Rueben has been with the wild dog project for 13 years now. He is an extremely talented tracker, a hard worker and has become a good friend. Please help us to help him during this difficult time.
While we’ve been busy trying to remove snares from wild dogs, our camera traps have been working hard and recording some very cool puppy sightings. So just for a break from dead puppies and snared dogs (!) I thought I’d post some cute puppy pics from our camera traps.
Sadly due to being so caught up with other things, I’ve had very little time to sit at the dens and watch the pups. At least we are recording their numbers an movements via these camera traps though!
I mentioned in another post a while ago that I was concerned about some of the Maera pack pups after a lion was caught on camera at their den site. Today we had a good sighting of the dogs and confirmed that unfortunately there are only four puppies left – there were originally six. Nonetheless, the four that remain are utterly adorable and are confident and curious little fellows:
We watched them being fed by one of the adult males.
And just for interests sake, I thought I’d share the following photo with you, from one of our camera traps. The zebra passed right by the den – stayed there for about 20 minutes – but the dogs didn’t seem at all interested!
Time seems to have flown recently and already I see we are into the second week of July!
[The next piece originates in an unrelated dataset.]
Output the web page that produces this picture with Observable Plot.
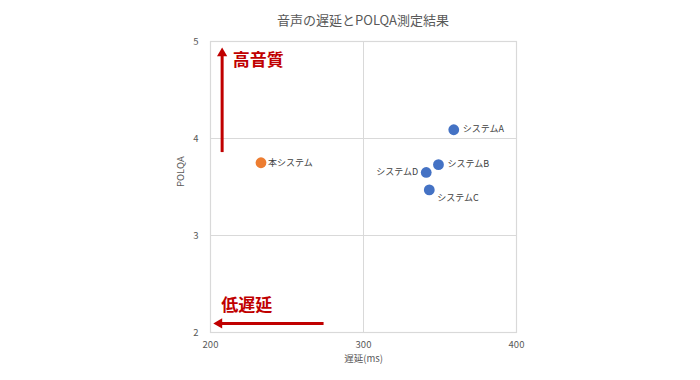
<!DOCTYPE html>
<html><head><meta charset="utf-8">
<script src="https://cdn.jsdelivr.net/npm/d3@7"></script>
<script src="https://cdn.jsdelivr.net/npm/@observablehq/plot@0.6"></script>
<style>
body{margin:0;background:#fff;font-family:"Noto Sans CJK JP","Noto Sans",sans-serif;}
#wrap{position:relative;width:700px;height:380px;}
#title{position:absolute;top:10px;left:213px;width:300px;text-align:center;font-size:13px;color:#595959;}
#chart{position:absolute;top:0;left:0;}
</style></head>
<body>
<div id="wrap"><div id="title">音声の遅延とPOLQA測定結果</div><div id="chart"></div></div>
<script>
// data
const systems = ["本システム", "システムA", "システムB", "システムC", "システムD"];
const delayMs = [233, 359, 349, 343, 341];
const polqaScore = [3.75, 4.09, 3.73, 3.47, 3.65];
const groups = ["own", "other", "other", "other", "other"];
const xTicks = [200, 300, 400];
const yTicks = [2, 3, 4, 5];
const xTitle = "遅延(ms)";
const yTitle = "POLQA";
// annotations (data coordinates)
const annoLabels = ["高音質", "低遅延"];
const annoX = [214.5, 207];
const annoY = [4.80, 2.28];
const shaftX1 = [207.6, 273.9];
const shaftY1 = [3.86, 2.093];
const shaftX2 = [207.6, 205.5];
const shaftY2 = [4.86, 2.093];
const headX = [207.6, 205.7];
const headY = [4.878, 2.093];
const headDir = [0, -90];

const pts = systems.map((s, i) => ({name: s, x: delayMs[i], y: polqaScore[i], g: groups[i]}));
const annos = annoLabels.map((t, i) => ({t, x: annoX[i], y: annoY[i]}));
const shafts = shaftX1.map((_, i) => ({x1: shaftX1[i], y1: shaftY1[i], x2: shaftX2[i], y2: shaftY2[i]}));
const heads = headX.map((_, i) => ({x: headX[i], y: headY[i], a: headDir[i]}));

const font = '"Noto Sans CJK JP","Noto Sans",sans-serif';
const red = "#c00000";
const lab = {fontSize: 9, fill: "#404040"};
const pick = names => d => names.includes(d.name);

const chart = Plot.plot({
  width: 700, height: 380,
  marginLeft: 210, marginRight: 184, marginTop: 41, marginBottom: 48,
  style: {fontFamily: font, background: "transparent"},
  x: {domain: [200, 400], ticks: xTicks, label: null},
  y: {domain: [2, 5], ticks: yTicks, label: null},
  color: {domain: ["own", "other"], range: ["#ed7d31", "#4472c4"]},
  marks: [
    Plot.gridX(xTicks, {stroke: "#d9d9d9", strokeOpacity: 1}),
    Plot.gridY(yTicks, {stroke: "#d9d9d9", strokeOpacity: 1}),
    Plot.frame({stroke: "#d9d9d9", strokeWidth: 1.2}),
    Plot.axisX(xTicks, {tickSize: 0, tickPadding: 9, fontSize: 9.5, fill: "#595959", tickFormat: d3.format("d")}),
    Plot.axisY(yTicks, {tickSize: 0, tickPadding: 12, fontSize: 9.5, fill: "#595959", tickFormat: d3.format("d")}),
    Plot.text([xTitle], {frameAnchor: "bottom", dy: 29, fontSize: 9.5, fill: "#595959"}),
    Plot.text([yTitle], {frameAnchor: "left", dx: -30, rotate: -90, fontSize: 9.5, fill: "#595959"}),
    Plot.link(shafts, {x1: "x1", y1: "y1", x2: "x2", y2: "y2", stroke: red, strokeWidth: 3}),
    Plot.dot(heads, {x: "x", y: "y", symbol: "triangle", r: 3.8, fill: red, rotate: "a"}),
    Plot.text(annos, {x: "x", y: "y", text: "t", textAnchor: "start", fontSize: 17, fontWeight: "bold", fill: red}),
    Plot.dot(pts, {x: "x", y: "y", r: 5.4, fill: "g"}),
    Plot.text(pts, {x: "x", y: "y", text: "name", textAnchor: "start", dx: 7, filter: pick(["本システム"]), ...lab}),
    Plot.text(pts, {x: "x", y: "y", text: "name", textAnchor: "start", dx: 9, dy: -1, filter: pick(["システムA", "システムB"]), ...lab}),
    Plot.text(pts, {x: "x", y: "y", text: "name", textAnchor: "start", dx: 8, dy: 8, filter: pick(["システムC"]), ...lab}),
    Plot.text(pts, {x: "x", y: "y", text: "name", textAnchor: "end", dx: -8, filter: pick(["システムD"]), ...lab})
  ]
});
document.getElementById("chart").appendChild(chart);
</script>
</body></html>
So apologies for not saying this sooner, but I just wanted to say a huge thank you to those who supported our project in June: Antonio, Deborah (twice!) and William. Your support is greatly appreciated, especially as we are struggling to find funding during this global economic crisis. So many, many thanks from us all at the wild dog team and from the dogs themselves!
Forgive the infrequent posts at the moment – we are rushing around like mad things trying to keep up with the dogs as they all start to den and the pups start appearing. This is just a brief update of where we are now…
We’ve located 5 den sites so far: the four collared packs (Maera, Mapari, Bedford and Teddy) and one un-collared pack (Star). The Maera pack pups came out aboout 2-3 weeks ago, but I haven’t mangaged to see them again since they moved dens after the lion visited! I recently saw the puppies of the Bedford pack for the first time as well. We only saw 7 but camera trap photos show there to be at least 12. All very exciting, and they are such fun to watch!
The other packs have only recently denned down and so the pups are not yet out. Mapari pack will probably be next, followed by Star pack. The Teddy pack is quite late and only denned down about 4 days ago.
Having found those den sites, I am now able to ask the scouts to focus on other areas in the conservancy, so hopefully soon we should get a clearer picture of the other packs in the conservancy, and if we can find their den sites, we’ll have the chance to count them and photograph them as a baseline for the forthcoming year.
PS – I’ll conscript Rafael into writing some blogs soon, so you can see the project through a new pair of eyes!
I have recently been joined on the project by a wildlife biologist from the States, who has come to help out with the wild dogs for the next three months. I’ll leave him to introduce himself to you.
My name is Rafael Crespo, I was recently given a great oppertunity to join Rosemary in the African Wild Dog Project here in Zimbabwe. I am working in the day to day operations to learn more about these amazing predators. Like Rosemanry just mentioned I come from the States in which I did alot of work in the South Florida Everglades. I now join Rosemary halfway around the world to stay here for 3 months and help this project and myself grow. I am very eager to join, and to all who follow Rosemary’s passion of conserving these animals, I wish for you all to welcome myself as well.